Last time we hit the limit Congress went to the brink before it passed a bill. The stock market dropped like a bunker-busting bomb from a B-52 and our AAA credit rating was downgraded. Republicans liked that so much they want to do it again.
President Obama said he is” not playing those games again.” So there is a stand off. A few things can happen: a) we will default on our debts, b) one side will blink meaning Republicans will raise the ceiling or Democrats will agree to cut Social Security, or c) the president will defy Congress and sell bonds to pay the bills, and tell Congress “sue me.”
Another option, if nothing happens, is the Treasury Department can pay what it can with the money available and let other bills go unpaid.
If that is chosen, the stock markets would certainly drop; our economy would suffer; our credit rating would be lowered by more agencies than just S & P, and the economy would tank.
Let’s suppose that is the precisely what Republicans in Congress want. Who and what would likely get paid, and who would get the shaft?
The Constitution mandates that the president must pay the lawful debts of the United States. So, the Executive Branch would have to first pay the interest on all our debt—external and internal.

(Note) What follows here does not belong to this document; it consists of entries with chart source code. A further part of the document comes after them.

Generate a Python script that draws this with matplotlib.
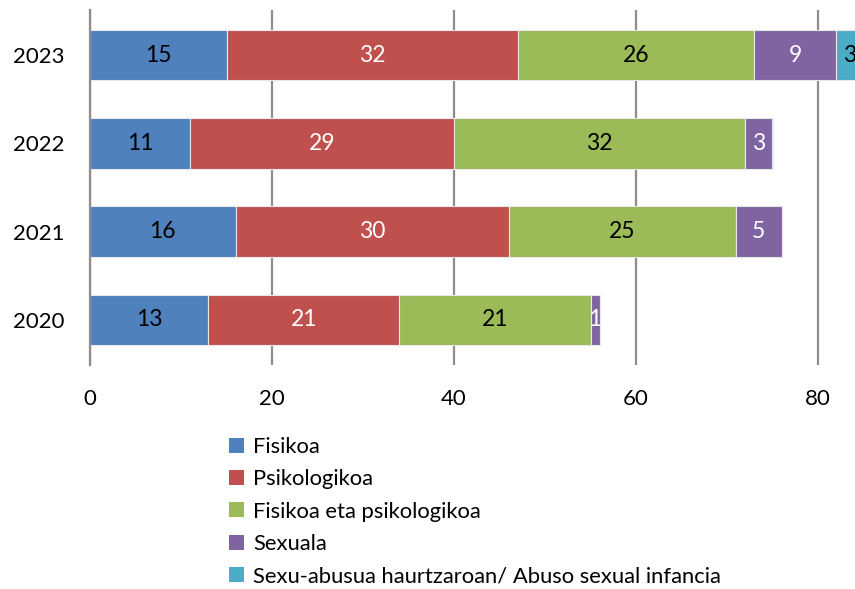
import matplotlib.pyplot as plt
import numpy as np

plt.rcParams['font.family'] = ['Lato', 'DejaVu Sans']

# datos
years = ['2020', '2021', '2022', '2023']
categories = ['Fisikoa', 'Psikologikoa', 'Fisikoa eta psikologikoa', 'Sexuala',
              'Sexu-abusua haurtzaroan/ Abuso sexual infancia']
fisikoa = [13, 16, 11, 15]
psikologikoa = [21, 30, 29, 32]
fisiko_psiko = [21, 25, 32, 26]
sexuala = [1, 5, 3, 9]
sexu_abusua = [0, 0, 0, 3]

series = [fisikoa, psikologikoa, fisiko_psiko, sexuala, sexu_abusua]
colors = ['#4F81BD', '#C0504D', '#9BBB59', '#8064A2', '#4BACC6']
text_colors = ['black', 'white', 'black', 'white', 'black']

fig = plt.figure(figsize=(8.55, 5.89), dpi=100)
ax = fig.add_axes([90 / 855, (589 - 365) / 589, 765 / 855, 355 / 589])

y = np.arange(len(years))
left = np.zeros(len(years))
for vals, col, tcol, name in zip(series, colors, text_colors, categories):
    vals = np.array(vals, dtype=float)
    ax.barh(y, vals, left=left, height=0.57, color=col,
            edgecolor='#E8E8E8', linewidth=0.8, label=name, zorder=2)
    for yi, v, l in zip(y, vals, left):
        if v > 0:
            ax.text(l + v / 2, yi, f'{int(v)}', ha='center', va='center',
                    color=tcol, fontsize=16.5, zorder=3)
    left += vals

ax.set_xlim(0, 765 / 9.1)
ax.set_ylim(-0.51, 3.51)
ax.set_xticks([0, 20, 40, 60, 80])
ax.set_yticks(y)
ax.set_yticklabels(years)
ax.tick_params(axis='both', length=0, labelsize=16)
ax.tick_params(axis='y', pad=18)
ax.tick_params(axis='x', pad=17)
ax.grid(axis='x', color='#8C8C8C', linewidth=1.6)
ax.set_axisbelow(True)
for s in ['top', 'right', 'bottom']:
    ax.spines[s].set_visible(False)
ax.spines['left'].set_color('#8C8C8C')
ax.spines['left'].set_linewidth(1.6)

handles, labels = ax.get_legend_handles_labels()
leg = fig.legend(handles, labels, loc='upper left', bbox_to_anchor=(229 / 855, 1 - 437 / 589),
                 frameon=False, fontsize=15.8, handlelength=0.68, handleheight=0.68,
                 handletextpad=0.42, labelspacing=0.56, borderaxespad=0, borderpad=0)
for h in leg.legend_handles:
    h.set_edgecolor('none')

plt.savefig('out.png', dpi=100)
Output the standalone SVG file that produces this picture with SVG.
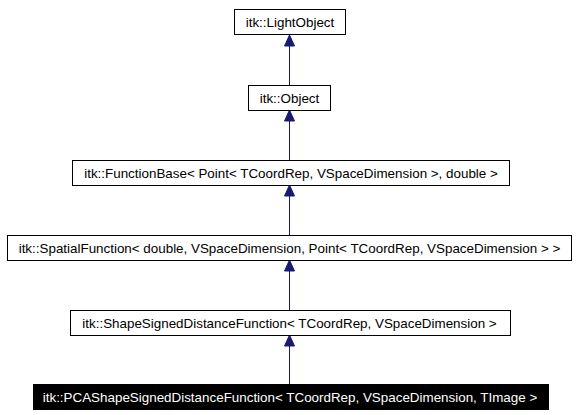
<svg xmlns="http://www.w3.org/2000/svg" width="578" height="415" viewBox="0 0 578 415">
<style>
.box{fill:#fff;stroke:#000;stroke-width:1}
.t{font-family:"Liberation Sans",Arial,sans-serif;font-size:13.4px;text-anchor:middle;fill:#000}
.edge{stroke:#191970;stroke-width:1;fill:none}
.head{fill:#191970;stroke:#191970}
</style>
<rect width="578" height="415" fill="#fff"/>
<g id="connectors">
<line class="edge" x1="289.5" y1="85" x2="289.5" y2="35"/>
<path class="head" d="M289.5,35 L294.5,46 L284.5,46 Z"/>
<line class="edge" x1="289.5" y1="160" x2="289.5" y2="110"/>
<path class="head" d="M289.5,110 L294.5,121 L284.5,121 Z"/>
<line class="edge" x1="289.5" y1="235" x2="289.5" y2="185"/>
<path class="head" d="M289.5,185 L294.5,196 L284.5,196 Z"/>
<line class="edge" x1="289.5" y1="310" x2="289.5" y2="260"/>
<path class="head" d="M289.5,260 L294.5,271 L284.5,271 Z"/>
<line class="edge" x1="289.5" y1="384" x2="289.5" y2="335"/>
<path class="head" d="M289.5,335 L294.5,346 L284.5,346 Z"/>
</g>
<g id="LightObject">
<rect class="box" x="234.5" y="9.5" width="111" height="25"/>
<text class="t" x="290" y="27">itk::LightObject</text>
</g>
<g id="Object">
<rect class="box" x="248.5" y="85.5" width="82" height="25"/>
<text class="t" x="289.5" y="103">itk::Object</text>
</g>
<g id="FunctionBase">
<rect class="box" x="72.5" y="160.5" width="437" height="25"/>
<text class="t" x="291" y="178">itk::FunctionBase&lt; Point&lt; TCoordRep, VSpaceDimension &gt;, double &gt;</text>
</g>
<g id="SpatialFunction">
<rect class="box" x="7.5" y="235.5" width="564" height="25"/>
<text class="t" x="289.5" y="253">itk::SpatialFunction&lt; double, VSpaceDimension, Point&lt; TCoordRep, VSpaceDimension &gt; &gt;</text>
</g>
<g id="ShapeSignedDistanceFunction">
<rect class="box" x="70.5" y="310.5" width="440" height="25"/>
<text class="t" x="289.5" y="328">itk::ShapeSignedDistanceFunction&lt; TCoordRep, VSpaceDimension &gt;</text>
</g>
<g id="PCAShapeSignedDistanceFunction">
<rect x="33" y="384" width="516" height="26" fill="#000"/>
<text class="t" x="290" y="402" style="fill:#fff">itk::PCAShapeSignedDistanceFunction&lt; TCoordRep, VSpaceDimension, TImage &gt;</text>
</g>
</svg>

This means all debt held in bonds whether by Americans, or countries like China would be paid first. Then all interest and principal due on money the government borrowed from itself (Social Security, Medicare, and other trust funds) would be paid next--unless someone determines a debt we owe to ourselves is not really a debt.
Then pensions to federal workers and veterans would be paid followed by payments due to contractors engaged by government agencies, and payments due for materials procured under contract. Then tax refunds, if they are considered debt, would be put in the queue.
After that most, if not all, of the the money would be gone. That means to avoid running up debts that can not be paid, federal workers would have to be let go; departments would be shut down; services from the FAA to highways, military to unemployment; payments to farmers, foodtamps and all federal programs would be virtually eliminated or severely cut back. It would look like 1929 again—the good ole’ days.
Unless you are in the top of that priority list, you can expect to take a hit. We all will when the economy collapses, government ceases to function, and our lives are disrupted. This is what austerity Republican style looks like. It could be coming to a home near you.